Related story: Need better argument

He had an interest all along in raising the ante. His ‘cousin’ Dr. Qadri and he came together to push for one night of mayhem in Islamabad. Their tactics benefited no one and caused unnecessary injuries and lives. While police brutality must be condemned, no one should be naive enough to think that the protesters did nothing to incite violence. Attacks like the one on PTV headquarters do not occur without cause. Once you encourage violence for a cause, it creates its own agency. This is the reason those encouraging the throw of the first stone don’t have to actively manage the violence that ensues: it creates its own momentum.

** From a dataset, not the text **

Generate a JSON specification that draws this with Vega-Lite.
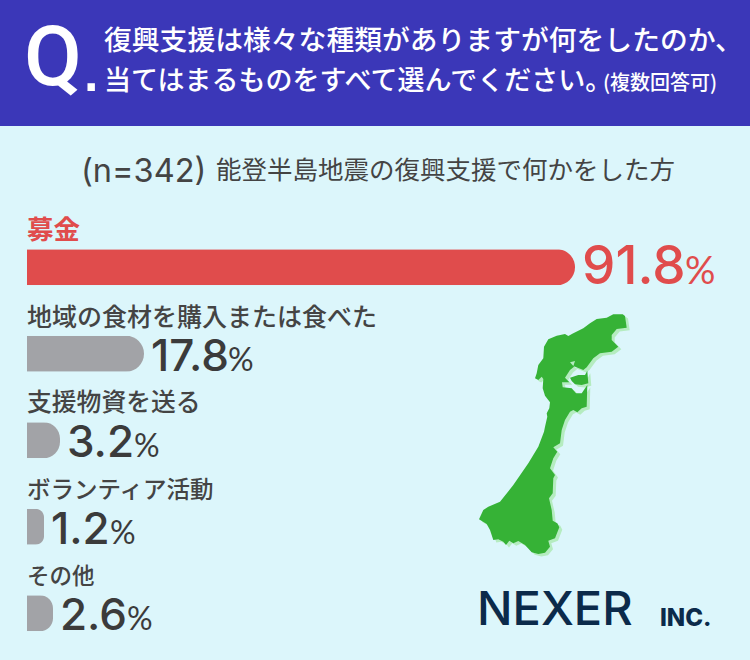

Then there was the Hashmi moment: reminding the electorate in Pakistan of its powerlessness even though it has a vote. If ‘real’ decisions are made elsewhere and implemented by those wearing the garb of being legitimate political players, it will continue to betray the promises that Khan claims to stand for. Of course, Hashmi’s claims deserve investigation and proof. But he has enough credibility to make people believe that all were not being honest in the PTI camp. This too damages the PTI more than anyone else. The rest can use these alleged events for sympathy vote.

There are other grounds on which the PTI has failed miserably. If being a national level political party comes with a responsibility, and many would argue that it does, then the rhetoric insulting the police force while lauding the army insults the sacrifices of tens of thousands of men and women of the police force who have died protecting us. There was hardly any word from the PTI showing concern about the lives of police officials who suffered because of violence.

If the PTI’s politics is to ‘screw the system to save the system’ then it is on the right track. Otherwise, it needs to mend it’s ways before it takes everyone else down too. Pakistan has multiple problems: corruption is one but not the biggest. If you think it’s a problem bigger than civil-military imbalance, interference by military in political matters or extremism, you have wasted your time reading this. And I have wasted mine.